Le renouveau impérial des États ibériques :
une globalisation originale ? (1808-1930)

Le courant de la world/global history, apparu aux États-Unis dans les années 1980, a connu depuis lors un important développement. Toutefois, le décentrement des perspectives qu’elle propose semble achopper sur le cas de la péninsule Ibérique : en effet,  la perte des colonies américaines entre 1808 et 1825 signifirait la fin sans appel de l’impérialisme ibérique. La perte des derniers « confetti d’empire » par l’Espagne en 1898, - le Désastre - , et la mise sous tutelle de l’empire portugais par le Royaume-Uni en 1890 confirmeraient l’atypisme du parcours de ces anciennes puissances coloniales, jugées décadentes.

Récemment, les historiographies espagnoles et portugaises ont adopté une « perspective atlantique » qui réinterroge la nature des relations et des interactions entre la métropole et l’outre-mer. On souligne désormais volontiers l'ampleur du phénomène de reprise qui, concurremment aux pays nord-européens, tente de reconstituer un empire à partir des années 1860. L’aventure coloniale espagnole au Maroc entre 1906 et 1926 prouve que la reprise coloniale dépasse la perte des joyaux antillais et philippin en 1898.

Aujourd’hui, Espagne et Portugal doivent donc être impérativement compris comme des espaces politico-administratifs composites, comprenant une métropole et des outre-mers, dans lesquels les parties sont indissociables et interagissent constamment.

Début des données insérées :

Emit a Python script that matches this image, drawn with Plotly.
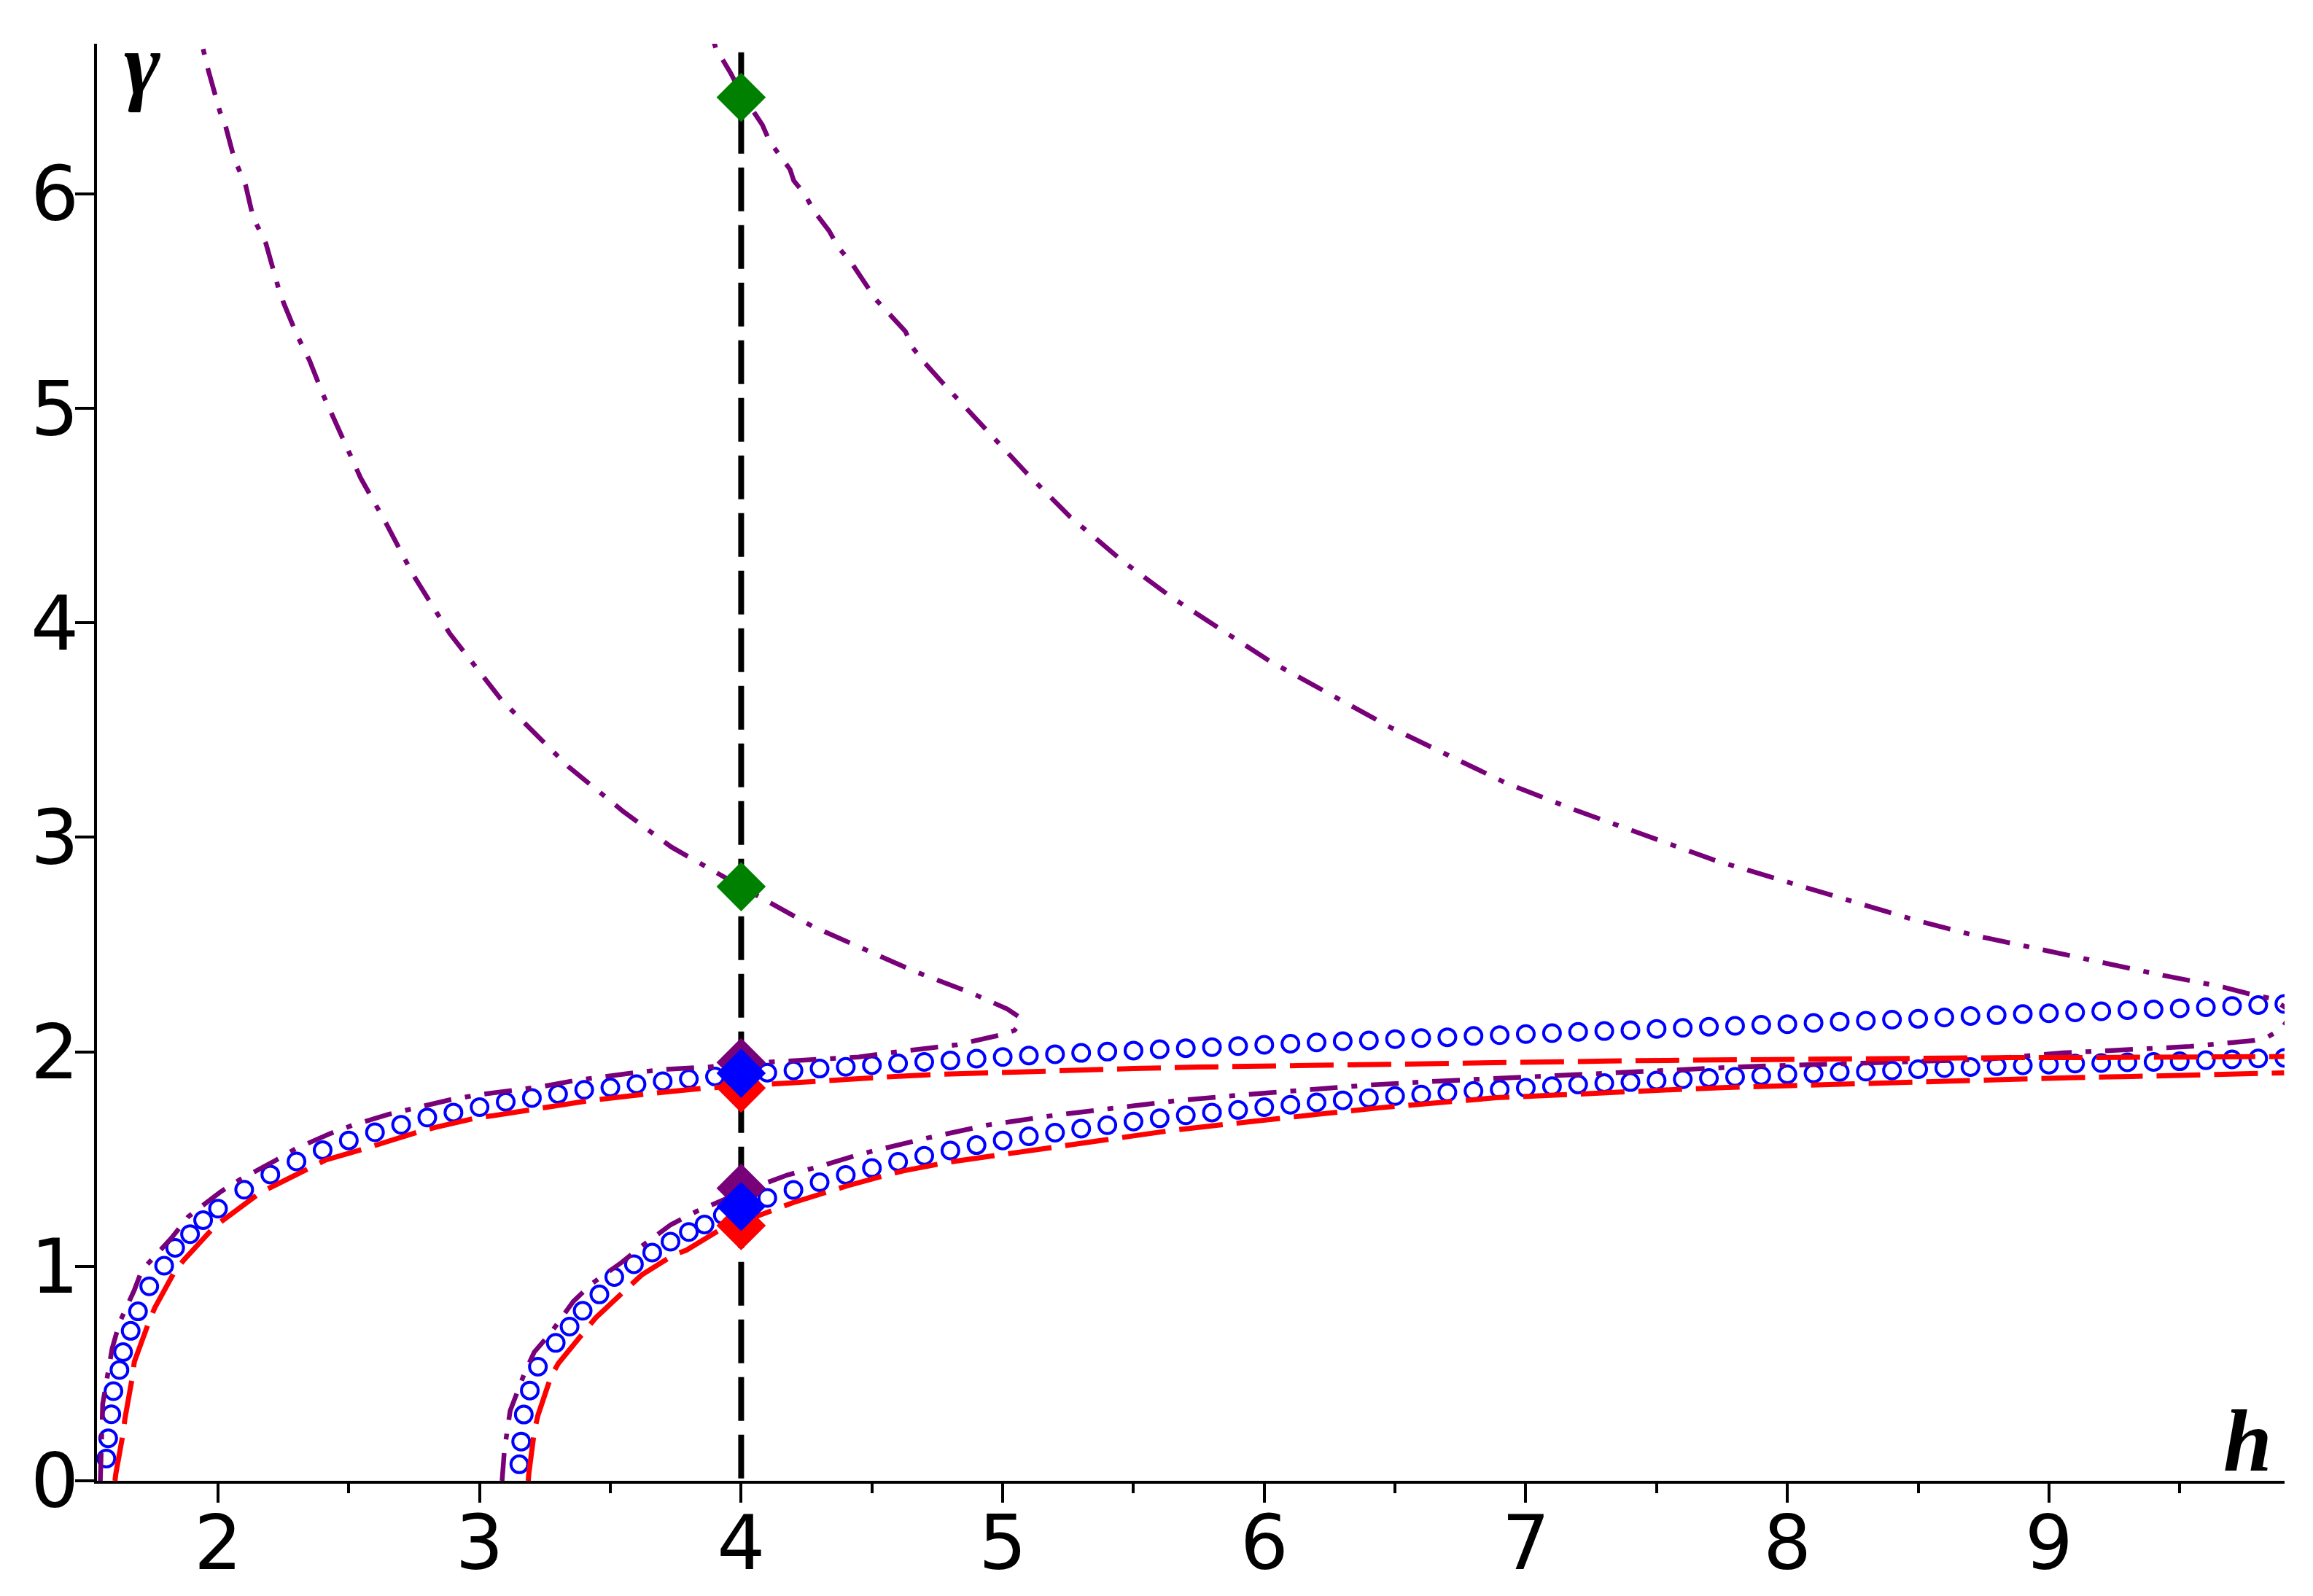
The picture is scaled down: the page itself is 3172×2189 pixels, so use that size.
import plotly.graph_objects as go

# ---------------- data ----------------
# blue open circles, branch 1
H_BLUE1 = [1.573, 1.580, 1.592, 1.600, 1.623, 1.637, 1.666, 1.694, 1.737, 1.794, 1.836, 1.893, 1.943,
           2.0, 2.1, 2.2, 2.3, 2.4, 2.5, 2.6, 2.7, 2.8, 2.9,
           3.0, 3.1, 3.2, 3.3, 3.4, 3.5, 3.6, 3.7, 3.8, 3.9,
           4.0, 4.1, 4.2, 4.3, 4.4, 4.5, 4.6, 4.7, 4.8, 4.9,
           5.0, 5.1, 5.2, 5.3, 5.4, 5.5, 5.6, 5.7, 5.8, 5.9,
           6.0, 6.1, 6.2, 6.3, 6.4, 6.5, 6.6, 6.7, 6.8, 6.9,
           7.0, 7.1, 7.2, 7.3, 7.4, 7.5, 7.6, 7.7, 7.8, 7.9,
           8.0, 8.1, 8.2, 8.3, 8.4, 8.5, 8.6, 8.7, 8.8, 8.9,
           9.0, 9.1, 9.2, 9.3, 9.4, 9.5, 9.6, 9.7, 9.8, 9.9]
G_BLUE1 = [0.104, 0.198, 0.310, 0.418, 0.517, 0.600, 0.699, 0.790, 0.907, 1.003, 1.086, 1.150, 1.215,
           1.269, 1.357, 1.428, 1.489, 1.542, 1.587, 1.625, 1.660, 1.694, 1.717,
           1.742, 1.767, 1.785, 1.803, 1.823, 1.834, 1.849, 1.863, 1.874, 1.885,
           1.895, 1.903, 1.913, 1.922, 1.930, 1.938, 1.946, 1.953, 1.960, 1.968,
           1.976, 1.983, 1.989, 1.995, 2.001, 2.006, 2.012, 2.017, 2.022, 2.027,
           2.033, 2.038, 2.044, 2.050, 2.053, 2.059, 2.064, 2.068, 2.074, 2.078,
           2.083, 2.087, 2.093, 2.097, 2.101, 2.107, 2.112, 2.117, 2.121, 2.126,
           2.129, 2.135, 2.141, 2.145, 2.150, 2.154, 2.160, 2.167, 2.171, 2.176,
           2.180, 2.184, 2.189, 2.194, 2.198, 2.203, 2.208, 2.214, 2.218, 2.223]

# blue open circles, branch 2
H_BLUE2 = [3.152, 3.159, 3.169, 3.192, 3.223, 3.291, 3.344, 3.394, 3.458, 3.515, 3.590, 3.660, 3.730, 3.800, 3.860, 3.930,
           4.0, 4.1, 4.2, 4.3, 4.4, 4.5, 4.6, 4.7, 4.8, 4.9,
           5.0, 5.1, 5.2, 5.3, 5.4, 5.5, 5.6, 5.7, 5.8, 5.9,
           6.0, 6.1, 6.2, 6.3, 6.4, 6.5, 6.6, 6.7, 6.8, 6.9,
           7.0, 7.1, 7.2, 7.3, 7.4, 7.5, 7.6, 7.7, 7.8, 7.9,
           8.0, 8.1, 8.2, 8.3, 8.4, 8.5, 8.6, 8.7, 8.8, 8.9,
           9.0, 9.1, 9.2, 9.3, 9.4, 9.5, 9.6, 9.7, 9.8, 9.9]
G_BLUE2 = [0.077, 0.183, 0.309, 0.421, 0.532, 0.643, 0.719, 0.793, 0.869, 0.950, 1.010, 1.064, 1.115, 1.160, 1.195, 1.239,
           1.279, 1.319, 1.356, 1.392, 1.426, 1.458, 1.487, 1.515, 1.540, 1.565,
           1.587, 1.606, 1.623, 1.642, 1.658, 1.675, 1.690, 1.704, 1.717, 1.729,
           1.742, 1.753, 1.764, 1.774, 1.784, 1.794, 1.801, 1.811, 1.818, 1.825,
           1.832, 1.840, 1.848, 1.854, 1.859, 1.866, 1.872, 1.878, 1.883, 1.888,
           1.895, 1.899, 1.906, 1.908, 1.913, 1.919, 1.924, 1.929, 1.933, 1.937,
           1.940, 1.945, 1.948, 1.951, 1.953, 1.956, 1.961, 1.965, 1.969, 1.972]

# red dashed, branch 1
H_RED1 = [1.606, 1.609, 1.637, 1.644, 1.673, 1.680, 1.737, 1.758, 1.836, 1.872, 1.986, 2.028, 2.163, 2.213,
          2.356, 2.412, 2.562, 2.619, 2.775, 2.832, 2.996, 3.045, 3.209, 3.266, 3.422, 3.486, 3.607, 3.703,
          3.866, 4.000, 4.140, 4.307, 4.450, 4.600, 4.750, 5.000, 5.250, 5.500, 5.750, 6.000, 6.210, 6.430,
          6.650, 6.870, 7.090, 7.314, 7.534, 7.754, 7.974, 8.195, 8.416, 8.668, 8.860, 9.080, 9.300, 9.520,
          9.740, 9.900]
G_RED1 = [0.000, 0.031, 0.221, 0.289, 0.487, 0.555, 0.745, 0.806, 0.980, 1.033, 1.185, 1.223, 1.345, 1.375,
          1.466, 1.496, 1.549, 1.572, 1.630, 1.648, 1.694, 1.701, 1.732, 1.747, 1.773, 1.782, 1.800, 1.812,
          1.831, 1.842, 1.851, 1.863, 1.874, 1.886, 1.895, 1.905, 1.914, 1.922, 1.929, 1.934, 1.940, 1.944,
          1.948, 1.951, 1.955, 1.957, 1.960, 1.963, 1.966, 1.968, 1.969, 1.970, 1.973, 1.973, 1.975, 1.976,
          1.978, 1.978]

# red dashed, branch 2
H_RED2 = [3.186, 3.188, 3.209, 3.223, 3.273, 3.301, 3.408, 3.444, 3.564, 3.620, 3.740, 3.790, 3.920, 4.000,
          4.074, 4.196, 4.350, 4.405, 4.563, 4.620, 4.785, 5.001, 5.217, 5.441, 5.654, 5.851, 6.010, 6.229,
          6.448, 6.669, 6.888, 7.110, 7.329, 7.550, 7.770, 7.991, 8.212, 8.432, 8.676, 8.874, 9.095, 9.315,
          9.536, 9.755, 9.899]
G_RED2 = [0.000, 0.031, 0.229, 0.305, 0.487, 0.547, 0.707, 0.760, 0.897, 0.960, 1.052, 1.075, 1.171, 1.205,
          1.240, 1.296, 1.357, 1.375, 1.428, 1.445, 1.484, 1.522, 1.558, 1.598, 1.635, 1.662, 1.681, 1.712,
          1.740, 1.766, 1.786, 1.798, 1.812, 1.823, 1.834, 1.842, 1.851, 1.859, 1.868, 1.874, 1.880, 1.885,
          1.891, 1.897, 1.902]

# purple dash-dot, branch 1 (lower part, fold near h=5.07, upper part)
H_PURPLE1 = [1.550, 1.553, 1.559, 1.595, 1.623, 1.680, 1.708, 1.822, 1.886, 2.007, 2.085, 2.213, 2.298,
             2.427, 2.519, 2.654, 2.754, 2.889, 2.996, 3.131, 3.238, 3.373, 3.440, 3.614, 3.720, 3.880,
             4.000, 4.150, 4.340, 4.450, 4.577, 4.690, 4.825, 4.993, 5.045, 5.065, 5.060, 5.017, 4.881,
             4.657, 4.433, 4.273, 4.000, 3.733, 3.550, 3.338, 3.084, 2.886, 2.745, 2.640, 2.545, 2.500,
             2.447, 2.399, 2.350, 2.301, 2.252, 2.232, 2.183, 2.134, 2.105, 2.062, 2.027, 2.007, 1.958,
             1.933]
G_PURPLE1 = [0.000, 0.150, 0.358, 0.616, 0.737, 0.889, 0.980, 1.132, 1.231, 1.345, 1.405, 1.489, 1.549,
             1.618, 1.660, 1.709, 1.739, 1.777, 1.800, 1.823, 1.838, 1.868, 1.880, 1.906, 1.919, 1.930,
             1.945, 1.956, 1.966, 1.976, 1.997, 2.015, 2.033, 2.079, 2.100, 2.130, 2.165, 2.200, 2.274,
             2.378, 2.496, 2.585, 2.770, 2.955, 3.120, 3.331, 3.640, 3.950, 4.226, 4.470, 4.676, 4.798,
             4.949, 5.071, 5.223, 5.344, 5.488, 5.557, 5.769, 5.891, 6.043, 6.164, 6.324, 6.384, 6.597,
             6.729]

# purple dash-dot, branch 2 (lower part, fold near h=9.9, upper part)
H_PURPLE2 = [3.086, 3.088, 3.095, 3.117, 3.174, 3.209, 3.273, 3.358, 3.429, 3.543, 3.624, 3.731, 3.829,
             4.000, 4.177, 4.283, 4.465, 4.700, 4.939, 5.179, 5.420, 5.662, 5.902, 6.144, 6.387, 6.628,
             6.872, 7.114, 7.357, 7.598, 7.840, 8.084, 8.328, 8.565, 8.755, 9.053, 9.296, 9.539, 9.780,
             9.833, 9.889, 9.922, 9.922, 9.852, 9.782, 9.666, 9.426, 9.191, 8.952, 8.715, 8.480, 8.286,
             7.986, 7.720, 7.454, 7.187, 6.921, 6.705, 6.488, 6.255, 6.022, 5.823, 5.640, 5.456, 5.257,
             5.090, 4.924, 4.863, 4.814, 4.771, 4.699, 4.657, 4.628, 4.557, 4.514, 4.472, 4.422, 4.372,
             4.336, 4.279, 4.244, 4.201, 4.187, 4.109, 4.081, 4.000, 3.960, 3.903, 3.890]
G_PURPLE2 = [0.000, 0.031, 0.145, 0.327, 0.509, 0.600, 0.691, 0.836, 0.919, 1.018, 1.098, 1.194, 1.256,
             1.345, 1.426, 1.460, 1.526, 1.595, 1.658, 1.701, 1.739, 1.772, 1.798, 1.823, 1.844, 1.861,
             1.876, 1.891, 1.906, 1.919, 1.931, 1.940, 1.948, 1.957, 1.965, 1.995, 2.008, 2.025, 2.052,
             2.067, 2.107, 2.163, 2.192, 2.248, 2.265, 2.302, 2.359, 2.418, 2.478, 2.543, 2.617, 2.689,
             2.796, 2.894, 3.011, 3.128, 3.255, 3.382, 3.509, 3.665, 3.821, 3.978, 4.124, 4.290, 4.495,
             4.700, 4.915, 4.995, 5.060, 5.118, 5.216, 5.281, 5.359, 5.457, 5.509, 5.587, 5.678, 5.750,
             5.828, 5.919, 5.997, 6.062, 6.114, 6.244, 6.322, 6.470, 6.563, 6.680, 6.730]

# vertical reference line and diamond markers at h = 4
H_REF = 4.0
G_VLINE = [6.66, 0.0]
G_GREEN_D = [6.45, 2.77]
G_PURPLE_D = [1.950, 1.364]
G_RED_D = [1.831, 1.190]
G_BLUE_D = [1.900, 1.279]

X_TICKS = [2, 3, 4, 5, 6, 7, 8, 9]
X_MINOR = [2.5, 3.5, 4.5, 5.5, 6.5, 7.5, 8.5, 9.5]
Y_TICKS = [0, 1, 2, 3, 4, 5, 6]
X_RANGE = [1.5372, 9.9008]
Y_RANGE = [0.0, 6.70]

# ---------------- styles ----------------
PURPLE = "#780078"
RED = "#ff0000"
BLUE = "#0000ff"
GREEN = "#008000"
RED_DASH = "60px,19px"
PURPLE_DASH = "38px,19px,8px,19px"

fig = go.Figure()

fig.add_trace(go.Scatter(x=[H_REF] * len(G_VLINE), y=G_VLINE, mode="lines",
                         line=dict(color="black", width=8, dash="60px,19px")))

for hx, gy in [(H_BLUE1, G_BLUE1), (H_BLUE2, G_BLUE2)]:
    fig.add_trace(go.Scatter(x=hx, y=gy, mode="markers",
                             marker=dict(symbol="circle-open", size=23, color=BLUE,
                                         line=dict(width=4, color=BLUE))))

for hx, gy in [(H_PURPLE1, G_PURPLE1), (H_PURPLE2, G_PURPLE2)]:
    fig.add_trace(go.Scatter(x=hx, y=gy, mode="lines",
                             line=dict(color=PURPLE, width=6.5, dash=PURPLE_DASH)))

for hx, gy in [(H_RED1, G_RED1), (H_RED2, G_RED2)]:
    fig.add_trace(go.Scatter(x=hx, y=gy, mode="lines",
                             line=dict(color=RED, width=7, dash=RED_DASH)))

for gy, col in [(G_PURPLE_D, PURPLE), (G_RED_D, RED), (G_BLUE_D, BLUE), (G_GREEN_D, GREEN)]:
    fig.add_trace(go.Scatter(x=[H_REF] * len(gy), y=gy, mode="markers", cliponaxis=False,
                             marker=dict(symbol="diamond", size=52, color=col, line=dict(width=0))))

axis_common = dict(showline=True, linecolor="black", linewidth=4, ticks="outside",
                   tickcolor="black", tickwidth=4, ticklen=26, showgrid=False, zeroline=False,
                   automargin=False,
                   tickfont=dict(family="DejaVu Sans", size=104, color="black"))

fig.update_layout(
    width=3172, height=2189,
    margin=dict(l=133, r=39, t=60, b=158, pad=0),
    plot_bgcolor="white", paper_bgcolor="white",
    showlegend=False,
    xaxis=dict(range=X_RANGE, tickvals=X_TICKS, ticktext=[str(v) for v in X_TICKS],
               ticklabelstandoff=-34,
               minor=dict(tickvals=X_MINOR, ticks="outside", ticklen=13, tickwidth=4, tickcolor="black"),
               **axis_common),
    yaxis=dict(range=Y_RANGE, tickvals=Y_TICKS, ticktext=[str(v) for v in Y_TICKS],
               ticklabelstandoff=-26, **axis_common),
    annotations=[
        dict(text="<b><i>γ</i></b>", xref="paper", yref="paper", x=0.0207, y=0.9860,
             xanchor="center", yanchor="middle", showarrow=False,
             font=dict(family="Liberation Serif", size=120, color="black")),
        dict(text="<b><i>h</i></b>", xref="paper", yref="paper", x=0.9833, y=0.0275,
             xanchor="center", yanchor="middle", showarrow=False,
             font=dict(family="Liberation Serif", size=120, color="black")),
    ],
)

fig.write_html("out.html", config=dict(displayModeBar=False),
               post_script="document.body.style.margin='0';")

Ce projet adopte une perspective externaliste et croisée qui considère la relation métropole/colonies au coeur de toute analyse, et qui rompt avec des traditions historiographiques nationalistes qui mettent l’accent sur une approche internaliste, reléguant les outre-mers à quantité négligeable.

Au XIXe siècle, la volonté de participation à l’empire demeure un ciment primordial, notamment à l'échelle régionale, et la fonction de l’empire comme berceau d’une nouvelle identité collective ne cesse de croître tout au long du siècle. Pour une partie importante de l’opinion publique et certainement des élites espagnoles, la réalité impériale est aussi prégnante que la réalité nationale. C'est vrai dans le débat politique : des courants de contestations alimentent le radicalisme politique en métropole et dans l’outre-mer, allant jusqu’à une remise en question des fondements de l’État-nation libéral ; l’exceptionnalité des statuts coloniaux est contemporaine du maintien, dans certaines régions d’Espagne, de statuts constitutionnels particuliers, etc. Ce constat est naturellement extensible aux questions touchant à la nature de l’Etat.